2. Adverse impact on trade as a consequence of Croatia’s EU accession
With the EU accession of Bosnia’s neighbor Croatia on the 1st of July 2013, several implications arose for the Balkan region as a whole. For Bosnia, Croatia’s EU accession has both political and economic implications. One of the political implications is a fear of a break-up of the ruling coalition, as the party representing the Bosnian Croats expects its political position to strengthen as a result of Croatia’s EU accession and recently indicated they might therefore leave the coalition. Economic implications have been clearly visible from the first day of Croatia’s accession onwards; kilometers-long queues were created on all Bosnia’s border crossings with Croatia as a result of strict fitosanitary requirements for exports to the European Union. As a result of these strong requirements, Bosnia has been unable to export fresh meat, milk and other dairy products to Croatia since July. This hits Bosnian farmers and the country’s food industry hard, as the total value of Bosnian exports within this industry towards Croatia is over EUR 200m on an annual basis. Due to its political complexity, Bosnia failed to implement a legal framework that would ensure the necessary requirements are met and it is uncertain when such a framework will be put into place. Clear is that it will not be implemented before the end of this year. Until then, Bosnia will not be able to export fresh meat and dairy products to Croatia, which is likely to have both an impact on the country’s balance of payments via the trade balance as well as on farmers’ income, which could result in social unrest. The size of impact on the trade balance is, however, unclear and not (yet) visible in the balance of payments data, as Croatia only entered the EU recently. The longer the Bosnian government takes to implement the necessary framework, the more likely it is that social unrest will arise; the association of farmers already announced demonstrations against the authorities for not having put enough effort in preparing Bosnia for Croatia’s EU accession.

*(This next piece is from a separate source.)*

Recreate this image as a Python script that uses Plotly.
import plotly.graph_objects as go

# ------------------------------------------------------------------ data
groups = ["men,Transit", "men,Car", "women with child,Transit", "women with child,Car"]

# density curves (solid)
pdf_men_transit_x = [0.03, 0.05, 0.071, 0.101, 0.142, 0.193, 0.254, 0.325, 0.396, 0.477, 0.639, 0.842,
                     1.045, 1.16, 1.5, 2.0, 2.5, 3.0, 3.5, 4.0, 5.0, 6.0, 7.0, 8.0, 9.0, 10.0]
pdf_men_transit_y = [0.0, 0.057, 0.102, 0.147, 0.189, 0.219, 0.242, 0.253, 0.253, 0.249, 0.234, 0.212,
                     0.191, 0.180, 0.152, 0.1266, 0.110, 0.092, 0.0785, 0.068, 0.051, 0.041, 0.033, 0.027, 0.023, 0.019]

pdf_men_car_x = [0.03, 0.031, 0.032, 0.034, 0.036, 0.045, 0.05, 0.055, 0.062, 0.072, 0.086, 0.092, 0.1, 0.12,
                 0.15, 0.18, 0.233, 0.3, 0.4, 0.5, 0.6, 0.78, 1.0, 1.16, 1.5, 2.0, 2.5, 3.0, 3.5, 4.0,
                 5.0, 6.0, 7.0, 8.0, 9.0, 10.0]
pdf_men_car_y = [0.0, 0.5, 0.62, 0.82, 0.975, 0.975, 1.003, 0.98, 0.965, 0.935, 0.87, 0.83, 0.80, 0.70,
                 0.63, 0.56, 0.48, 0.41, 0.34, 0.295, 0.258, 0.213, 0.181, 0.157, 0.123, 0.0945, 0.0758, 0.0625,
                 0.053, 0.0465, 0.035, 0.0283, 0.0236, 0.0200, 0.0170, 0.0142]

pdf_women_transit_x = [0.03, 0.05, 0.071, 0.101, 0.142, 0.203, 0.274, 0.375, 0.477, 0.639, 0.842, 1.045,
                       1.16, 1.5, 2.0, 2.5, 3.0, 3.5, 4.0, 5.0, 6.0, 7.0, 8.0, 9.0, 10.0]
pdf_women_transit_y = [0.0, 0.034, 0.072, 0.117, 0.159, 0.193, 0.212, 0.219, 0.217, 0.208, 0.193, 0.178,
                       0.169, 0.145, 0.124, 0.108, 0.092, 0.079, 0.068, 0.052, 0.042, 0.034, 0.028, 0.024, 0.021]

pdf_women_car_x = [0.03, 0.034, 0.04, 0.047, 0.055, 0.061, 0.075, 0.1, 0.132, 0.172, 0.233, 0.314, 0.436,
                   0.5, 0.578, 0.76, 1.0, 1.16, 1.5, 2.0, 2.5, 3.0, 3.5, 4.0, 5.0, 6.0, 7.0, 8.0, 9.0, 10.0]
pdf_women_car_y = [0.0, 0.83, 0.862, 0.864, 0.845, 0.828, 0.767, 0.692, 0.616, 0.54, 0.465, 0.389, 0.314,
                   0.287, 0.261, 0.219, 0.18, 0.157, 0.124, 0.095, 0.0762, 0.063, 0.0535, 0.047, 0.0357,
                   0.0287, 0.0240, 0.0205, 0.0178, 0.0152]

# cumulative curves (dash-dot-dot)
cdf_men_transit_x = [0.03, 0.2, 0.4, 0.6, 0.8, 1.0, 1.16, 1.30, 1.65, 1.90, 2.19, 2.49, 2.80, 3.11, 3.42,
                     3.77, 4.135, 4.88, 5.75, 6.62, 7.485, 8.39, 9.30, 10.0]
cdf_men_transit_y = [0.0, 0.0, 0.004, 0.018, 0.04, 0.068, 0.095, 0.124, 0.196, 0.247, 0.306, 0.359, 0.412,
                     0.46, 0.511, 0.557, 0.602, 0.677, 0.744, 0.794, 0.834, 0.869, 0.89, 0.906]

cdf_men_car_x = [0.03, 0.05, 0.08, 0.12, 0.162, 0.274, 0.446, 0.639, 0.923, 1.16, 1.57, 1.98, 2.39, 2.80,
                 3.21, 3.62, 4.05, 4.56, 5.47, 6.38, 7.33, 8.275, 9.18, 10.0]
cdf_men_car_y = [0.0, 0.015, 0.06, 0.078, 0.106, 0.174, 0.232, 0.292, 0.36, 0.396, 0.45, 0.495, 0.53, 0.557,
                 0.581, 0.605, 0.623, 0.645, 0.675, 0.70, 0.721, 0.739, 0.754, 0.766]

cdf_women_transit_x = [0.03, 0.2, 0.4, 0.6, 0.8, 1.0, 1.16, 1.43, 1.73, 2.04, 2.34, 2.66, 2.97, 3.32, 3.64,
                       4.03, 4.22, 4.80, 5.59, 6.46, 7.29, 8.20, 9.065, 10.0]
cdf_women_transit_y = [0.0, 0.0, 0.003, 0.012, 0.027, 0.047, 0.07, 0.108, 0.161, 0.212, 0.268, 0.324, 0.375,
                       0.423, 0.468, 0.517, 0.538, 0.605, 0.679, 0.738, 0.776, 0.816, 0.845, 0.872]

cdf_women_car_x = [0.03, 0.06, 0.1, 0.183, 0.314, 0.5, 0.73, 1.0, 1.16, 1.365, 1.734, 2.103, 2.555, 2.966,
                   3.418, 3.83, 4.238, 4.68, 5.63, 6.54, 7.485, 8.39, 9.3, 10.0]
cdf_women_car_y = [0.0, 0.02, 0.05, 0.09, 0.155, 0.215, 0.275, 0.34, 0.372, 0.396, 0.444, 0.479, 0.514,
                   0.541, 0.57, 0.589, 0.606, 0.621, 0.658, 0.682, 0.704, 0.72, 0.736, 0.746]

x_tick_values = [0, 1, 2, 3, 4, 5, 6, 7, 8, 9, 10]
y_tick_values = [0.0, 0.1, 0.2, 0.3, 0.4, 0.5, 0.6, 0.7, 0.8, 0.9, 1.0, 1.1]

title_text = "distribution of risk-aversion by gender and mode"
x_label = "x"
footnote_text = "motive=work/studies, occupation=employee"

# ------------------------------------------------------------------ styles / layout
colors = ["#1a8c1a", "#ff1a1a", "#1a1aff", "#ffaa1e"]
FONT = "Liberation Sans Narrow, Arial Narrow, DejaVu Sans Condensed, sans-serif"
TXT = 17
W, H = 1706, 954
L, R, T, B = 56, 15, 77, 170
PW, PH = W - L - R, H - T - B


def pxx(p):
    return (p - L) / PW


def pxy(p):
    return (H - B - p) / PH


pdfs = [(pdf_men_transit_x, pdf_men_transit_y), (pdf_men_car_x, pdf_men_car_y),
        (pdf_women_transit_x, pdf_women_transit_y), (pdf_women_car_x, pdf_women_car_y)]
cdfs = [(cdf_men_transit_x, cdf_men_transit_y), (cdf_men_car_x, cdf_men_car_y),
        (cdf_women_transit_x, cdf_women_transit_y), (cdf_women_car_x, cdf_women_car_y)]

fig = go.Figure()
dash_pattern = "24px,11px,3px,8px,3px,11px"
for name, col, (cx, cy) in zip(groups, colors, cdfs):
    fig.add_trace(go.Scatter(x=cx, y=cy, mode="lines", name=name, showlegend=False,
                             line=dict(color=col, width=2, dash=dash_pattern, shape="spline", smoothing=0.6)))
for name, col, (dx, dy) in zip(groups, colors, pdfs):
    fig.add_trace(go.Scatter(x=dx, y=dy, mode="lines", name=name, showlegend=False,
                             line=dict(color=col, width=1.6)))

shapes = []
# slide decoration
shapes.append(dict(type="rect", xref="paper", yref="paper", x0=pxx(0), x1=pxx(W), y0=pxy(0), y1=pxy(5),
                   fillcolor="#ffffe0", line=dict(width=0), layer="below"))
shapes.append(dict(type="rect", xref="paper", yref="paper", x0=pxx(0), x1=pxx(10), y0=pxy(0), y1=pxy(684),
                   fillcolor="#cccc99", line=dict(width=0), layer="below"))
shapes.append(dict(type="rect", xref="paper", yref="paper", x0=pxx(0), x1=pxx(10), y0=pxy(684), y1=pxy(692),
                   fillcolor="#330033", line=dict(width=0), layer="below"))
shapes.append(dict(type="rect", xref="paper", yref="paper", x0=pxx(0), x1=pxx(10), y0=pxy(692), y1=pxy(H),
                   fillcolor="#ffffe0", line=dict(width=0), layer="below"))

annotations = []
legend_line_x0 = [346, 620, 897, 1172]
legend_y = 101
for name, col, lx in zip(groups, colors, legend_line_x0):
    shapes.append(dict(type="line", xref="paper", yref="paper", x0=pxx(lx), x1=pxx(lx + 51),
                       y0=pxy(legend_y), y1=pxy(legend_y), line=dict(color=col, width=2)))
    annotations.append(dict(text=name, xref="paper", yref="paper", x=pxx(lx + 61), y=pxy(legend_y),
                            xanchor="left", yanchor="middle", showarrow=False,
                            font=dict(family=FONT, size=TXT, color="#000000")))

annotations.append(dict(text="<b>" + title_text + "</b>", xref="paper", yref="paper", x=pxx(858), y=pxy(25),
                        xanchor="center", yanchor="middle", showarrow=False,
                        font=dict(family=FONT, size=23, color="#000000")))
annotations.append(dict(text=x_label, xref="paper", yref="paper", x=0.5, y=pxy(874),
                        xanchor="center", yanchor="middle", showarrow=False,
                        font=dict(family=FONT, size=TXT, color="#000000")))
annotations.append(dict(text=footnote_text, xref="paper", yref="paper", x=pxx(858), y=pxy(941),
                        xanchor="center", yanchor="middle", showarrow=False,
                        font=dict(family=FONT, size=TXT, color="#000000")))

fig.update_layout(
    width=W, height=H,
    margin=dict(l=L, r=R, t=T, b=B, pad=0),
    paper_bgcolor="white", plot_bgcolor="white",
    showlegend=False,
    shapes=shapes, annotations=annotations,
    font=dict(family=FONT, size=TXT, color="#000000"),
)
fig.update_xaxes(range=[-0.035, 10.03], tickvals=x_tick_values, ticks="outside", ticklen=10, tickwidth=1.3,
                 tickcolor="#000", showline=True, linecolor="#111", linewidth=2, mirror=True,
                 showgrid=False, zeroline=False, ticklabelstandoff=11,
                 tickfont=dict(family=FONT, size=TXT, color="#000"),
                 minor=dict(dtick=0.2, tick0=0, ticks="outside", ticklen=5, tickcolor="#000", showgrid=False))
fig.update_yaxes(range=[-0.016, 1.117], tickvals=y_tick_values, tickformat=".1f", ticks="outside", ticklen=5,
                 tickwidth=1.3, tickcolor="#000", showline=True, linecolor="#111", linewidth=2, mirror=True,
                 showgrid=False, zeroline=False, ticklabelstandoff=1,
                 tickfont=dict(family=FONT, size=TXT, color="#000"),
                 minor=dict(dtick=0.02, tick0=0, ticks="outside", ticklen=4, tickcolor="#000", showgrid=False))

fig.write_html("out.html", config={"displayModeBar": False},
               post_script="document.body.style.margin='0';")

Next to the problems in the food sector, other problems for Bosnia’s export sector had risen, as weak demand in the EU has caused liquidity problems for the country’s main export industries; the metals and energy sectors. Currently, only an ad-hoc approach is taken to deal with these companies’ problems. A clear economic policy is needed to prevent Bosnia’s export companies from going bankrupt and thereby continue to support the country’s trade balance.
3. Modest economic recovery underway with the help of IMF support
After the economic decline in 2012, the Bosnian economy is estimated to recover modestly in 2013. The new Stand-By Arrangement (SBA) with the IMF is expected to contribute to the economic recovery, as it allows access to USD 521m for a period of two years. This money is intended to help strengthening the coordination of domestic economic policies, sustain fiscal discipline, safeguard financial sector stability and improve the business climate. Despite the new SBA, negative spillover effects from the weak growth in the Eurozone create uncertainty on the country’s near-term economic outlook. Furthermore, the complex process of structurally reforming Bosnia’s business environment contributes to the uncertainty. Only when reforms are approved, the country will be able to attract more foreign direct investment that will help to diversify the economy, in turn, should reduce both the high level of unemployment and external deficits.

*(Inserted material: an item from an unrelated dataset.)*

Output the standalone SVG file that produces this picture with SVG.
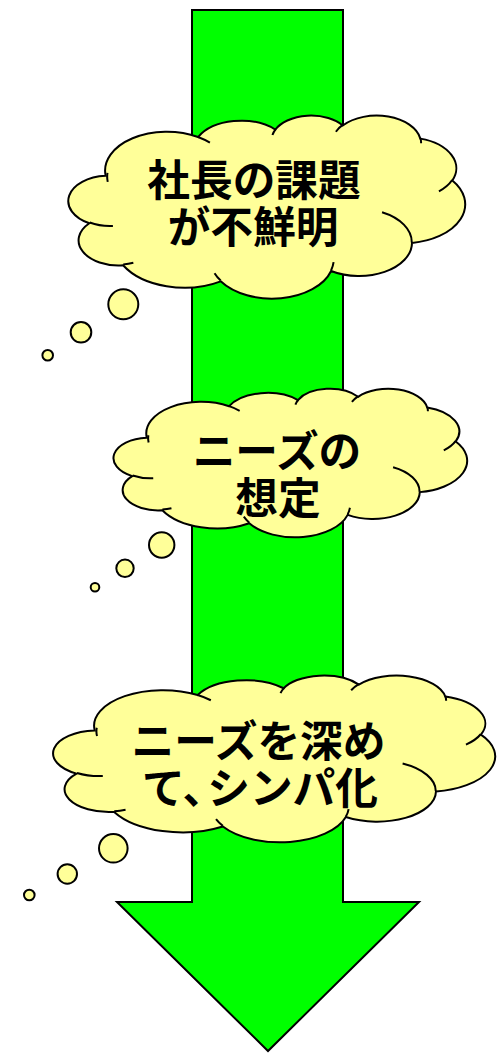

The history of Bosnia and Herzegovina is characterized by a devastating three-year war that followed its declaration of independence from the former Yugoslavia in the early 1990s. With the end of the war and the implementation of the Dayton Peace Accords in 1995, two separate entities were established; the Bosniak-Croat Federation of Bosnia and Herzegovina and the Bosnian Serb Republic, Republika Srpska. Both entities have their own government including an own president, government, parliament and police. On top of these two entities, a multi-ethnic, joint government was created. The presidency of this Central Bosnian government is rotating between the three ethnical groups. Besides the two entities and central government, the district of Brcko, represents a neutral area under joint authority of the Bosniak, Bosnian Croat and Serb community. Together with the Dayton Peace Accords, the Office of the High Representative (OHR) was established. The authority is meant to supervise the implementation of civilian aspects of the Dayton Peace Accords.
Although Bosnia experienced a slight economic recovery after the war, the country is still among the poorest European countries, with a high level of corruption according to European standards and a low level of human development. According to Eurostat, Bosnia and Herzegovina is moreover the poorest country within Europe in terms of GDP per capita. The services sector is with 66% of GDP the greatest contributor to Bosnia’s GDP. Nevertheless, the country’s banking systems is currently controlled by foreign banks, mainly from Austria and Italy. Furthermore, the Bosnian economy heavily relies on the export of metals, which accounts for 38% of the country’s exports.